Taking A Big Bite Out of Apple
OPTi, Inc. v. Apple, Inc.
07-cv-00021, E.D. Texas (Marshall), filed 1/17/2007.
OPTi Inc. is a Palo Alto company that used to manufacture chipsets for computers. In 2002, after Intel decided to stop using OPTi’s chipsets, the company shuttered its operations and moved into the patent-licensing business. Since then, as OPTi said in its SEC filings, the company has been “engaged in perfecting its intellectual property position" by investigating the unlicensed use of its technology, and filing lawsuits against alleged infringers. As of now, OPTi—still a public company, although it's not traded on any major exchange—has only one full-time employee: CEO Bernard Marren. (The OPTi we discuss here should not be confused with OPTI Canada, an operating energy company.)

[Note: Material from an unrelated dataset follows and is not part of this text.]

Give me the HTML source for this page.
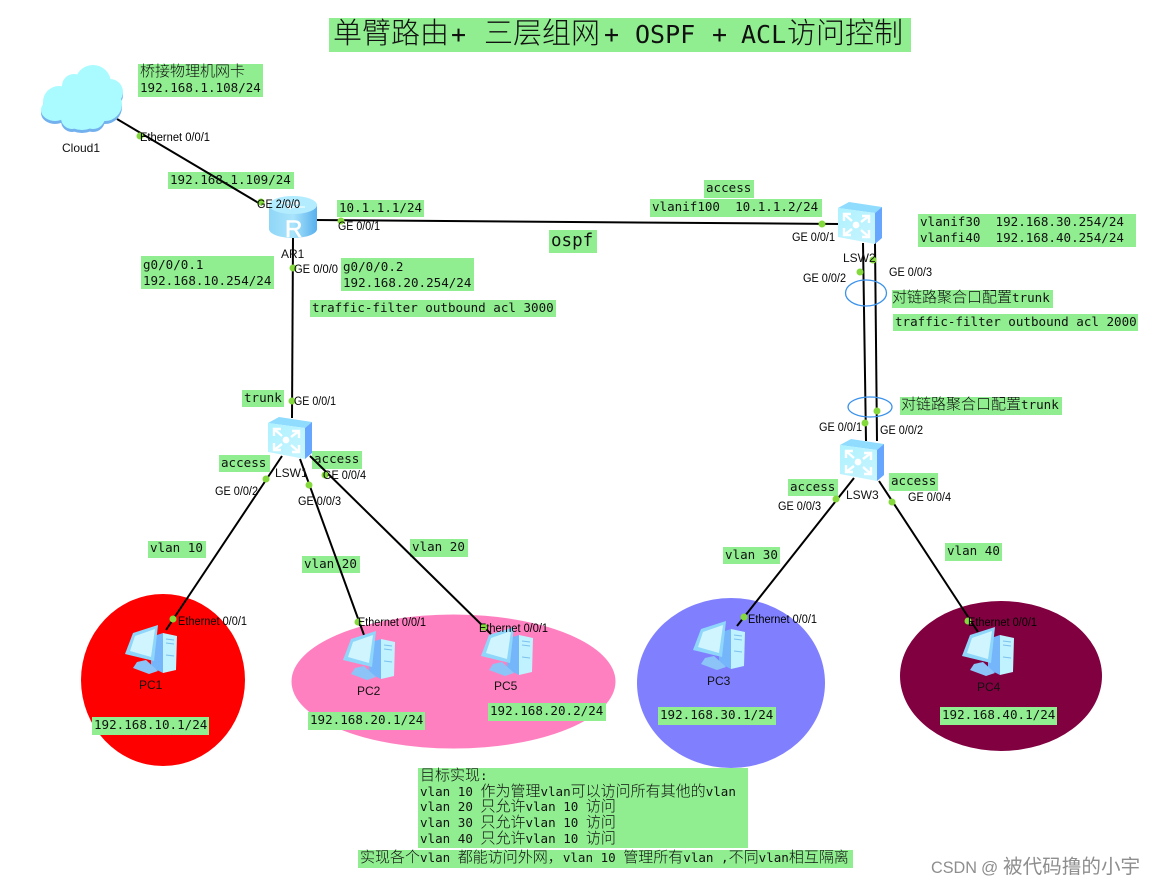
<!DOCTYPE html>
<html lang="zh">
<head>
<meta charset="utf-8">
<title>单臂路由 三层组网 OSPF ACL访问控制</title>
<style>
html,body{margin:0;padding:0;background:#fff}
svg{display:block}
text{white-space:pre}
.bx{fill:#90ee90}
.t{font-family:"DejaVu Sans Mono","Liberation Mono","Noto Sans CJK SC",monospace;font-size:12.55px;fill:#111}
.c{font-family:"Noto Sans CJK SC","WenQuanYi Zen Hei",sans-serif;font-size:15px;font-weight:300}
.title{font-size:25px}
.title .c{font-size:29px}
.p{font-family:"Liberation Sans",sans-serif;font-size:11.5px;fill:#000}
.n{font-family:"Liberation Sans",sans-serif;font-size:12px;fill:#111}
.l{stroke:#000;stroke-width:2;fill:none}
.d{fill:#84d93c}
</style>
</head>
<body>
<svg width="1156" height="885" viewBox="0 0 1156 885" xmlns="http://www.w3.org/2000/svg">
<defs>
<linearGradient id="rg" x1="0" y1="0" x2="1" y2="0"><stop offset="0" stop-color="#8fd6f8"/><stop offset=".5" stop-color="#a9e4fb"/><stop offset="1" stop-color="#58b0ee"/></linearGradient>
<linearGradient id="sg" x1="0" y1="0" x2="1" y2="1"><stop offset="0" stop-color="#aef2ff"/><stop offset="1" stop-color="#c8f4ff"/></linearGradient>
<symbol id="sw" width="46" height="44" viewBox="0 0 46 44" overflow="visible">
<polygon points="0,6 11,0 44,5 37,11" fill="#8fdcff"/>
<polygon points="0,6 37,11 37,42 0,35" fill="url(#sg)"/>
<polygon points="37,11 44,5 44,36 37,42" fill="#66a6ff"/>
<circle cx="18" cy="23" r="3.4" fill="#fff"/>
<g stroke="#fff" stroke-width="2.4" fill="none">
<path d="M6 12l8 7M6 19v-7h7"/><path d="M31 14l-8 6M31 21v-7h-7"/>
<path d="M6 33l8-6M6 26v7h7"/><path d="M31 35l-8-7M31 28v7h-7"/>
</g>
</symbol>
<symbol id="pc" width="56" height="50" viewBox="0 0 56 50" overflow="visible">
<polygon points="27,12 39,8 39,48 27,42" fill="#75b6fb"/>
<polygon points="39,8 53,11 52,45 39,48" fill="#c0f2ff"/>
<path d="M42 14l8 1M42 18l8 1M42 30l8 1" stroke="#7cc0ee" stroke-width="1" fill="none"/>
<polygon points="13,37 22,35 34,46 25,49 9,43" fill="#8cc4f8"/>
<polygon points="9,8 34,0 30,36 1,29" fill="#8fd6fb"/>
<polygon points="11,11 31,4 27,32 6,26" fill="#d0f5ff"/>
</symbol>
<g id="cl">
<circle cx="93" cy="83" r="18"/><circle cx="74" cy="86" r="12"/><circle cx="59" cy="102" r="16"/>
<circle cx="82" cy="108" r="22"/><circle cx="105" cy="104" r="17"/><circle cx="110" cy="92" r="13"/>
<ellipse cx="55" cy="110" rx="14" ry="11"/><circle cx="93" cy="117" r="12"/><circle cx="72" cy="118" r="11"/>
</g>
</defs>

<ellipse cx="163" cy="680" rx="82" ry="86" fill="#ff0000"/>
<ellipse cx="453.5" cy="681.5" rx="162" ry="67" fill="#ff80c0"/>
<ellipse cx="731" cy="683" rx="94" ry="85" fill="#8080ff"/>
<ellipse cx="1001" cy="676" rx="101" ry="75" fill="#800040"/>

<!-- label boxes -->
<rect class="bx" x="329" y="18" width="582" height="34"/>
<rect class="bx" x="138" y="64" width="125" height="33"/>
<rect class="bx" x="168" y="172" width="126" height="17"/>
<rect class="bx" x="337" y="200" width="87" height="17"/>
<rect class="bx" x="141" y="256" width="133" height="33"/>
<rect class="bx" x="341" y="258" width="133" height="33"/>
<rect class="bx" x="310" y="300" width="246" height="17"/>
<rect class="bx" x="549" y="230" width="48" height="23"/>
<rect class="bx" x="704" y="180" width="50" height="18"/>
<rect class="bx" x="650" y="199" width="172" height="18"/>
<rect class="bx" x="918" y="214" width="218" height="33"/>
<rect class="bx" x="892" y="290" width="161" height="18"/>
<rect class="bx" x="893" y="314" width="245" height="17"/>
<rect class="bx" x="900" y="397" width="162" height="18"/>
<rect class="bx" x="242" y="390" width="42" height="17"/>
<rect class="bx" x="219" y="455" width="51" height="17"/>
<rect class="bx" x="312" y="451" width="50" height="18"/>
<rect class="bx" x="788" y="479" width="50" height="17"/>
<rect class="bx" x="889" y="473" width="49" height="18"/>
<rect class="bx" x="148" y="541" width="58" height="17"/>
<rect class="bx" x="302" y="556" width="58" height="17"/>
<rect class="bx" x="410" y="539" width="58" height="18"/>
<rect class="bx" x="723" y="547" width="57" height="17"/>
<rect class="bx" x="945" y="543" width="57" height="18"/>
<rect class="bx" x="92" y="717" width="117" height="18"/>
<rect class="bx" x="308" y="712" width="117" height="18"/>
<rect class="bx" x="488" y="703" width="118" height="18"/>
<rect class="bx" x="658" y="707" width="118" height="18"/>
<rect class="bx" x="940" y="707" width="117" height="18"/>
<rect class="bx" x="418" y="768" width="330" height="80"/>
<rect class="bx" x="358" y="850" width="495" height="18"/>

<!-- links -->
<path class="l" d="M117 119L262 205"/>
<path class="l" d="M315 220L840 224"/>
<path class="l" d="M293 238L292 418"/>
<path class="l" d="M863 243L866 441"/>
<path class="l" d="M875 243L877 441"/>
<path class="l" d="M282 456L166 630"/>
<path class="l" d="M300 459L364 635"/>
<path class="l" d="M310 456L491 634"/>
<path class="l" d="M854 478L737 626"/>
<path class="l" d="M879 481L978 632"/>

<ellipse cx="866" cy="293" rx="20.5" ry="13" fill="none" stroke="#3b92ea" stroke-width="1.3"/>
<ellipse cx="870" cy="407" rx="22" ry="10" fill="none" stroke="#3b92ea" stroke-width="1.3"/>

<!-- cloud -->
<use href="#cl" fill="#73b1ee" transform="translate(0 3)"/>
<use href="#cl" fill="#a9fbff"/>

<!-- router -->
<path d="M269 205V229C269 234 280 238 293 238S317 234 317 229V205Z" fill="url(#rg)"/>
<ellipse cx="293" cy="205" rx="24" ry="9" fill="#b4ecff"/>
<path d="M281 203h17m-3-2l4 2-4 2M305 207h-17m3-2l-4 2 4 2" stroke="#fff" stroke-width="1" fill="none"/>
<text x="285" y="237" font-family="Liberation Sans,sans-serif" font-size="24" fill="#fff" stroke="#fff" stroke-width=".6">R</text>

<!-- switches -->
<use href="#sw" x="268" y="417"/>
<use href="#sw" x="838" y="202"/>
<use href="#sw" x="840" y="439"/>

<!-- PCs -->
<use href="#pc" x="124" y="625"/>
<use href="#pc" x="342" y="631"/>
<use href="#pc" x="480" y="627"/>
<use href="#pc" x="692" y="621"/>
<use href="#pc" x="961" y="627"/>

<!-- port dots -->
<g class="d">
<circle cx="140" cy="136" r="3.5"/><circle cx="261" cy="202" r="3.5"/><circle cx="341" cy="221" r="3.5"/>
<circle cx="293" cy="268" r="3.5"/><circle cx="292" cy="401" r="3.5"/><circle cx="822" cy="224" r="3.5"/>
<circle cx="860" cy="272" r="3.5"/><circle cx="873" cy="260" r="3.5"/><circle cx="865" cy="423" r="3.5"/>
<circle cx="877" cy="411" r="3.5"/><circle cx="266" cy="479" r="3.5"/><circle cx="309" cy="485" r="3.5"/>
<circle cx="325" cy="475" r="3.5"/><circle cx="173" cy="619" r="3.5"/><circle cx="358" cy="622" r="3.5"/>
<circle cx="484" cy="627" r="3.5"/><circle cx="836" cy="499" r="3.5"/><circle cx="892" cy="502" r="3.5"/>
<circle cx="744" cy="617" r="3.5"/><circle cx="968" cy="621" r="3.5"/>
</g>

<!-- mono labels -->
<text class="t title" y="43"><tspan class="c" x="333">单臂路由</tspan><tspan x="451">+</tspan><tspan class="c" x="484">三层组网</tspan><tspan x="604">+</tspan><tspan x="635">OSPF</tspan><tspan x="712">+</tspan><tspan x="741">ACL</tspan><tspan class="c" x="787">访问控制</tspan></text>
<text class="t" x="140" y="76"><tspan class="c">桥接物理机网卡</tspan></text>
<text class="t" x="140" y="92">192.168.1.108/24</text>
<text class="t" x="170" y="184">192.168.1.109/24</text>
<text class="t" x="339" y="212">10.1.1.1/24</text>
<text class="t" x="143" y="269">g0/0/0.1</text>
<text class="t" x="143" y="285">192.168.10.254/24</text>
<text class="t" x="343" y="271">g0/0/0.2</text>
<text class="t" x="343" y="287">192.168.20.254/24</text>
<text class="t" x="312" y="312">traffic-filter outbound acl 3000</text>
<text class="t" style="font-size:17.5px" x="551" y="246">ospf</text>
<text class="t" x="706" y="192">access</text>
<text class="t" x="652" y="211">vlanif100  10.1.1.2/24</text>
<text class="t" x="920" y="226">vlanif30  192.168.30.254/24</text>
<text class="t" x="920" y="242">vlanfi40  192.168.40.254/24</text>
<text class="t" x="892" y="302"><tspan class="c">对链路聚合口配置</tspan>trunk</text>
<text class="t" x="895" y="326">traffic-filter outbound acl 2000</text>
<text class="t" x="901" y="409"><tspan class="c">对链路聚合口配置</tspan>trunk</text>
<text class="t" x="244" y="402">trunk</text>
<text class="t" x="221" y="467">access</text>
<text class="t" x="314" y="463">access</text>
<text class="t" x="790" y="491">access</text>
<text class="t" x="891" y="485">access</text>
<text class="t" x="150" y="552">vlan 10</text>
<text class="t" x="304" y="568">vlan 20</text>
<text class="t" x="412" y="551">vlan 20</text>
<text class="t" x="725" y="559">vlan 30</text>
<text class="t" x="947" y="555">vlan 40</text>
<text class="t" x="94" y="729">192.168.10.1/24</text>
<text class="t" x="310" y="724">192.168.20.1/24</text>
<text class="t" x="490" y="715">192.168.20.2/24</text>
<text class="t" x="660" y="719">192.168.30.1/24</text>
<text class="t" x="942" y="719">192.168.40.1/24</text>
<text class="t" x="420" y="780"><tspan class="c">目标实现</tspan>:</text>
<text class="t" x="420" y="796">vlan 10 <tspan class="c">作为管理</tspan>vlan<tspan class="c">可以访问所有其他的</tspan>vlan</text>
<text class="t" x="420" y="811">vlan 20 <tspan class="c">只允许</tspan>vlan 10 <tspan class="c">访问</tspan></text>
<text class="t" x="420" y="827">vlan 30 <tspan class="c">只允许</tspan>vlan 10 <tspan class="c">访问</tspan></text>
<text class="t" x="420" y="843">vlan 40 <tspan class="c">只允许</tspan>vlan 10 <tspan class="c">访问</tspan></text>
<text class="t" x="360" y="862"><tspan class="c">实现各个</tspan>vlan <tspan class="c">都能访问外网，</tspan>vlan 10 <tspan class="c">管理所有</tspan>vlan ,<tspan class="c">不同</tspan>vlan<tspan class="c">相互隔离</tspan></text>

<!-- port labels -->
<text class="p" x="140" y="141" textLength="70" lengthAdjust="spacingAndGlyphs">Ethernet 0/0/1</text>
<text class="p" x="257" y="208" textLength="43" lengthAdjust="spacingAndGlyphs">GE 2/0/0</text>
<text class="p" x="338" y="230" textLength="42" lengthAdjust="spacingAndGlyphs">GE 0/0/1</text>
<text class="p" x="294" y="273" textLength="44" lengthAdjust="spacingAndGlyphs">GE 0/0/0</text>
<text class="p" x="792" y="241" textLength="43" lengthAdjust="spacingAndGlyphs">GE 0/0/1</text>
<text class="p" x="803" y="282" textLength="43" lengthAdjust="spacingAndGlyphs">GE 0/0/2</text>
<text class="p" x="889" y="276" textLength="43" lengthAdjust="spacingAndGlyphs">GE 0/0/3</text>
<text class="p" x="294" y="405" textLength="42" lengthAdjust="spacingAndGlyphs">GE 0/0/1</text>
<text class="p" x="215" y="495" textLength="43" lengthAdjust="spacingAndGlyphs">GE 0/0/2</text>
<text class="p" x="298" y="505" textLength="43" lengthAdjust="spacingAndGlyphs">GE 0/0/3</text>
<text class="p" x="323" y="479" textLength="43" lengthAdjust="spacingAndGlyphs">GE 0/0/4</text>
<text class="p" x="178" y="625" textLength="69" lengthAdjust="spacingAndGlyphs">Ethernet 0/0/1</text>
<text class="p" x="358" y="626" textLength="68" lengthAdjust="spacingAndGlyphs">Ethernet 0/0/1</text>
<text class="p" x="479" y="632" textLength="69" lengthAdjust="spacingAndGlyphs">Ethernet 0/0/1</text>
<text class="p" x="748" y="623" textLength="69" lengthAdjust="spacingAndGlyphs">Ethernet 0/0/1</text>
<text class="p" x="968" y="626" textLength="69" lengthAdjust="spacingAndGlyphs">Ethernet 0/0/1</text>
<text class="p" x="819" y="431" textLength="43" lengthAdjust="spacingAndGlyphs">GE 0/0/1</text>
<text class="p" x="880" y="434" textLength="43" lengthAdjust="spacingAndGlyphs">GE 0/0/2</text>
<text class="p" x="778" y="510" textLength="43" lengthAdjust="spacingAndGlyphs">GE 0/0/3</text>
<text class="p" x="908" y="501" textLength="43" lengthAdjust="spacingAndGlyphs">GE 0/0/4</text>

<!-- node names -->
<text class="n" x="62" y="152">Cloud1</text>
<text class="n" x="281" y="258">AR1</text>
<text class="n" x="843" y="262">LSW2</text>
<text class="n" x="275" y="477">LSW1</text>
<text class="n" x="846" y="499">LSW3</text>
<text class="n" x="139" y="689">PC1</text>
<text class="n" x="357" y="695">PC2</text>
<text class="n" x="494" y="690">PC5</text>
<text class="n" x="707" y="685">PC3</text>
<text class="n" x="977" y="691">PC4</text>

<!-- watermark -->
<text y="873" font-family="Liberation Sans,Noto Sans CJK SC,sans-serif" fill="#8e8e8e"><tspan x="931" font-size="17" textLength="46" lengthAdjust="spacingAndGlyphs">CSDN</tspan><tspan x="981" font-size="17">@</tspan><tspan x="1003" font-size="19.6">被代码撸的小宇</tspan></text>
</svg>
</body>
</html>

Last week, OPTi wrapped up the first jury trial of its new incarnation—and wound up a winner. In ruling for OPTi and against Apple, a Marshall jury awarded the former more than $19 million for willfull infringement. It's a remarkable victory, in part because the jury gave the plaintiff exactly what it had asked for and accepted its testimony on damages wholesale. OPTi's lawyers interviewed by TPA said Apple’s expert witnesses suggested that—if the computer maker had infringed—it only owed OPTi about $300,000.